Lowcountry writer and historian William Baldwin has never shied from a literary challenge—he’s won awards for works as diverse as a novel, The Hard to Catch Mercy; a screen adaptation of an oral history, Heaven is a Beautiful Place; and two photography tomes featuring his poetry.
But in his latest release from Evening Post Books, Charles Town: The Novel, he challenges none other than Robert Louis Stevenson and his historical adventure novel Kidnapped, insisting that its young hero, David Balfour, and his associate, Alan Breck, were not shipwrecked on their enforced voyage to Carolina, but landed here instead.

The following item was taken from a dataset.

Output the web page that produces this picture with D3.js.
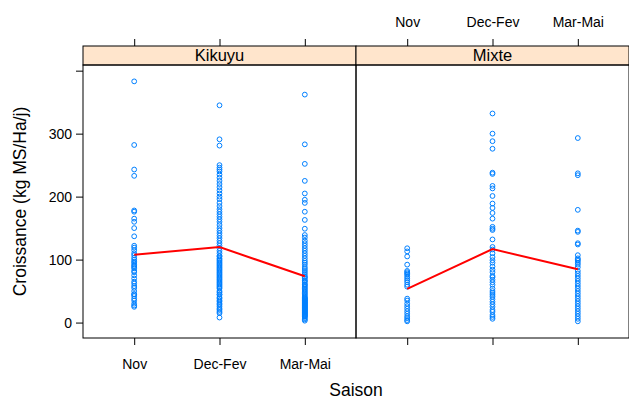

This is the start of a keenly observed, finely wrought, and engaging piece of fiction.
Not content with his trespass into literary history, Baldwin goes for our local history as well, kidnapping true-life Charlestonians into his story. The novel is like the young city itself in the 1750s: a robust, self-confident conglomeration of sophistication, bawdiness, and bravado, teeming with characters known for their kinkiness as well as their kindness, where the devil is feared as much as God is trusted. Baldwin does not avert his eyes from gore, violence, lust, or love, although he does wink at us occasionally when describing them.
This rattling good tale encompasses a large cast of characters in a lost time, all of which Baldwin renders believably. He should have trusted himself more, however; not needed are the recurring plot summaries to remind us what is happening.
The book is a tour de force, and whether you surrender to it or just watch Baldwin honor literary traditions even as he skewers them, you’ll find yourself kidnapped by a writer enjoying himself at the peak of his humorous and humane literary powers.